- **Given information**:
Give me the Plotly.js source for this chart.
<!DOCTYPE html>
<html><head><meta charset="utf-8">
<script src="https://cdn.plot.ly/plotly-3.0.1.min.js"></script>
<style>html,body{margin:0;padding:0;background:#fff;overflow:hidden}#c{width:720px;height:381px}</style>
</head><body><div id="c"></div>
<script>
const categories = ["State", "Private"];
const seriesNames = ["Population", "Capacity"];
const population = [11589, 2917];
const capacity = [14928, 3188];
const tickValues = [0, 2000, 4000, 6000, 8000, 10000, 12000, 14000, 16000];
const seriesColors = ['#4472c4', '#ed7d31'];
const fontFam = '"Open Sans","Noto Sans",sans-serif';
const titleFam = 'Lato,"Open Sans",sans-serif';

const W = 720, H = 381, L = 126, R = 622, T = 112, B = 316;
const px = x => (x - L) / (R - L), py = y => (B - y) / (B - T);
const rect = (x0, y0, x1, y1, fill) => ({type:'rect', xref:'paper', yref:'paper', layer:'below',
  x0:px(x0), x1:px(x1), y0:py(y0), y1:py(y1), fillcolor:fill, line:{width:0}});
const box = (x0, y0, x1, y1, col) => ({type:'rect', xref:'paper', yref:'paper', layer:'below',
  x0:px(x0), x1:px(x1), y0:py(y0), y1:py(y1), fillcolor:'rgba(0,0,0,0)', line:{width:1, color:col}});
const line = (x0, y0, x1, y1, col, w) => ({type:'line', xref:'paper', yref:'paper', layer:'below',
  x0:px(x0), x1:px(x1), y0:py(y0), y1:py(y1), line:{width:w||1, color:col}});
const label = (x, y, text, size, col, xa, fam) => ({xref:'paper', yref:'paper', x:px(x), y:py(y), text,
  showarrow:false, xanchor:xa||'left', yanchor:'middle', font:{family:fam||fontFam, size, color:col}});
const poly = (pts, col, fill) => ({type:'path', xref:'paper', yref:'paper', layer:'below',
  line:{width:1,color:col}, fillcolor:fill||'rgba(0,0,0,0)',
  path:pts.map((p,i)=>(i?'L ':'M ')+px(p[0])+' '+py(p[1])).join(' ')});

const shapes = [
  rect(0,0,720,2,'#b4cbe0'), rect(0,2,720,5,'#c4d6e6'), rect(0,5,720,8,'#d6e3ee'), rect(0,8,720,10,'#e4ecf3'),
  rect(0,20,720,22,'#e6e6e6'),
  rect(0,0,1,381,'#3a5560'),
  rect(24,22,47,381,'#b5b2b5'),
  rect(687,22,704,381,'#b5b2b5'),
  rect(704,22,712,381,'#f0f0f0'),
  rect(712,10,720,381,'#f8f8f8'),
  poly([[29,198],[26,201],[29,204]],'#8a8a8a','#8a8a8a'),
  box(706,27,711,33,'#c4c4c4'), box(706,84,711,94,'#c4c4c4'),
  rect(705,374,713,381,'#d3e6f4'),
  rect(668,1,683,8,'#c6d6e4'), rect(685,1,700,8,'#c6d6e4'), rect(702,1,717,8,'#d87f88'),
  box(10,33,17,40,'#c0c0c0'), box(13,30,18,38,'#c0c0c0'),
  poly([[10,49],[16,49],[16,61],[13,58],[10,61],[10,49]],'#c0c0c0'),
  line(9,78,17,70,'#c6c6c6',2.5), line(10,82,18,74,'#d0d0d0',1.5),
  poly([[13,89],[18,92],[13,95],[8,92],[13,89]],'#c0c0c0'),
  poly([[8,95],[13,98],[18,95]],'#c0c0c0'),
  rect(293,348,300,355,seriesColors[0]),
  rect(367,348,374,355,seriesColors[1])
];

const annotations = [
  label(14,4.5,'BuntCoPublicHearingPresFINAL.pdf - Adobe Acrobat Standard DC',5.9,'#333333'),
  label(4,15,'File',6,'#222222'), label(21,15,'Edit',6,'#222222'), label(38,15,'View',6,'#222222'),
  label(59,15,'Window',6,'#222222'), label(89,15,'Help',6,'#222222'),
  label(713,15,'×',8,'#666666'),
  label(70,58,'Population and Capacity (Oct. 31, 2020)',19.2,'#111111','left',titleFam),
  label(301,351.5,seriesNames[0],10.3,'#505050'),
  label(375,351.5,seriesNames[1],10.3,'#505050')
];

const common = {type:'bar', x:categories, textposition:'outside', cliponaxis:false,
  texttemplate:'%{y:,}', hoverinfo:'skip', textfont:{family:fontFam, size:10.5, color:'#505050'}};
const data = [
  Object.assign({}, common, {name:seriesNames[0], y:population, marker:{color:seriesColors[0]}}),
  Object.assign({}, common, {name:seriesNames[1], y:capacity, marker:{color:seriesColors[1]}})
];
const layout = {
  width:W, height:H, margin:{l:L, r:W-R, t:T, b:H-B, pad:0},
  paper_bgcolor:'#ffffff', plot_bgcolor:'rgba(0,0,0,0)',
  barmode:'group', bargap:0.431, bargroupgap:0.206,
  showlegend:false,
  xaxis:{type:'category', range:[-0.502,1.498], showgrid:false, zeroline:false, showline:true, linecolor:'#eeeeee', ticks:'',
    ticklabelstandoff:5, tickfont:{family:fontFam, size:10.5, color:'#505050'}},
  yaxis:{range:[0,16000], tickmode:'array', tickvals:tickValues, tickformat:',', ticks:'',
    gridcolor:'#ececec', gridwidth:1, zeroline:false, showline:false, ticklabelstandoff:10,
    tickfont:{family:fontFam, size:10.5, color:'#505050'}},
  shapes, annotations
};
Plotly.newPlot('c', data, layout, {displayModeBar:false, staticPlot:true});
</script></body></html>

- **What you need to do**:
Print the material once more, exactly.

- **Solved exercise**:
Give me the Plotly.js source for this chart.
<!DOCTYPE html>
<html><head><meta charset="utf-8">
<script src="https://cdn.plot.ly/plotly-3.0.1.min.js"></script>
<style>html,body{margin:0;padding:0;background:#fff;overflow:hidden}#c{width:720px;height:381px}</style>
</head><body><div id="c"></div>
<script>
const categories = ["State", "Private"];
const seriesNames = ["Population", "Capacity"];
const population = [11589, 2917];
const capacity = [14928, 3188];
const tickValues = [0, 2000, 4000, 6000, 8000, 10000, 12000, 14000, 16000];
const seriesColors = ['#4472c4', '#ed7d31'];
const fontFam = '"Open Sans","Noto Sans",sans-serif';
const titleFam = 'Lato,"Open Sans",sans-serif';

const W = 720, H = 381, L = 126, R = 622, T = 112, B = 316;
const px = x => (x - L) / (R - L), py = y => (B - y) / (B - T);
const rect = (x0, y0, x1, y1, fill) => ({type:'rect', xref:'paper', yref:'paper', layer:'below',
  x0:px(x0), x1:px(x1), y0:py(y0), y1:py(y1), fillcolor:fill, line:{width:0}});
const box = (x0, y0, x1, y1, col) => ({type:'rect', xref:'paper', yref:'paper', layer:'below',
  x0:px(x0), x1:px(x1), y0:py(y0), y1:py(y1), fillcolor:'rgba(0,0,0,0)', line:{width:1, color:col}});
const line = (x0, y0, x1, y1, col, w) => ({type:'line', xref:'paper', yref:'paper', layer:'below',
  x0:px(x0), x1:px(x1), y0:py(y0), y1:py(y1), line:{width:w||1, color:col}});
const label = (x, y, text, size, col, xa, fam) => ({xref:'paper', yref:'paper', x:px(x), y:py(y), text,
  showarrow:false, xanchor:xa||'left', yanchor:'middle', font:{family:fam||fontFam, size, color:col}});
const poly = (pts, col, fill) => ({type:'path', xref:'paper', yref:'paper', layer:'below',
  line:{width:1,color:col}, fillcolor:fill||'rgba(0,0,0,0)',
  path:pts.map((p,i)=>(i?'L ':'M ')+px(p[0])+' '+py(p[1])).join(' ')});

const shapes = [
  rect(0,0,720,2,'#b4cbe0'), rect(0,2,720,5,'#c4d6e6'), rect(0,5,720,8,'#d6e3ee'), rect(0,8,720,10,'#e4ecf3'),
  rect(0,20,720,22,'#e6e6e6'),
  rect(0,0,1,381,'#3a5560'),
  rect(24,22,47,381,'#b5b2b5'),
  rect(687,22,704,381,'#b5b2b5'),
  rect(704,22,712,381,'#f0f0f0'),
  rect(712,10,720,381,'#f8f8f8'),
  poly([[29,198],[26,201],[29,204]],'#8a8a8a','#8a8a8a'),
  box(706,27,711,33,'#c4c4c4'), box(706,84,711,94,'#c4c4c4'),
  rect(705,374,713,381,'#d3e6f4'),
  rect(668,1,683,8,'#c6d6e4'), rect(685,1,700,8,'#c6d6e4'), rect(702,1,717,8,'#d87f88'),
  box(10,33,17,40,'#c0c0c0'), box(13,30,18,38,'#c0c0c0'),
  poly([[10,49],[16,49],[16,61],[13,58],[10,61],[10,49]],'#c0c0c0'),
  line(9,78,17,70,'#c6c6c6',2.5), line(10,82,18,74,'#d0d0d0',1.5),
  poly([[13,89],[18,92],[13,95],[8,92],[13,89]],'#c0c0c0'),
  poly([[8,95],[13,98],[18,95]],'#c0c0c0'),
  rect(293,348,300,355,seriesColors[0]),
  rect(367,348,374,355,seriesColors[1])
];

const annotations = [
  label(14,4.5,'BuntCoPublicHearingPresFINAL.pdf - Adobe Acrobat Standard DC',5.9,'#333333'),
  label(4,15,'File',6,'#222222'), label(21,15,'Edit',6,'#222222'), label(38,15,'View',6,'#222222'),
  label(59,15,'Window',6,'#222222'), label(89,15,'Help',6,'#222222'),
  label(713,15,'×',8,'#666666'),
  label(70,58,'Population and Capacity (Oct. 31, 2020)',19.2,'#111111','left',titleFam),
  label(301,351.5,seriesNames[0],10.3,'#505050'),
  label(375,351.5,seriesNames[1],10.3,'#505050')
];

const common = {type:'bar', x:categories, textposition:'outside', cliponaxis:false,
  texttemplate:'%{y:,}', hoverinfo:'skip', textfont:{family:fontFam, size:10.5, color:'#505050'}};
const data = [
  Object.assign({}, common, {name:seriesNames[0], y:population, marker:{color:seriesColors[0]}}),
  Object.assign({}, common, {name:seriesNames[1], y:capacity, marker:{color:seriesColors[1]}})
];
const layout = {
  width:W, height:H, margin:{l:L, r:W-R, t:T, b:H-B, pad:0},
  paper_bgcolor:'#ffffff', plot_bgcolor:'rgba(0,0,0,0)',
  barmode:'group', bargap:0.431, bargroupgap:0.206,
  showlegend:false,
  xaxis:{type:'category', range:[-0.502,1.498], showgrid:false, zeroline:false, showline:true, linecolor:'#eeeeee', ticks:'',
    ticklabelstandoff:5, tickfont:{family:fontFam, size:10.5, color:'#505050'}},
  yaxis:{range:[0,16000], tickmode:'array', tickvals:tickValues, tickformat:',', ticks:'',
    gridcolor:'#ececec', gridwidth:1, zeroline:false, showline:false, ticklabelstandoff:10,
    tickfont:{family:fontFam, size:10.5, color:'#505050'}},
  shapes, annotations
};
Plotly.newPlot('c', data, layout, {displayModeBar:false, staticPlot:true});
</script></body></html>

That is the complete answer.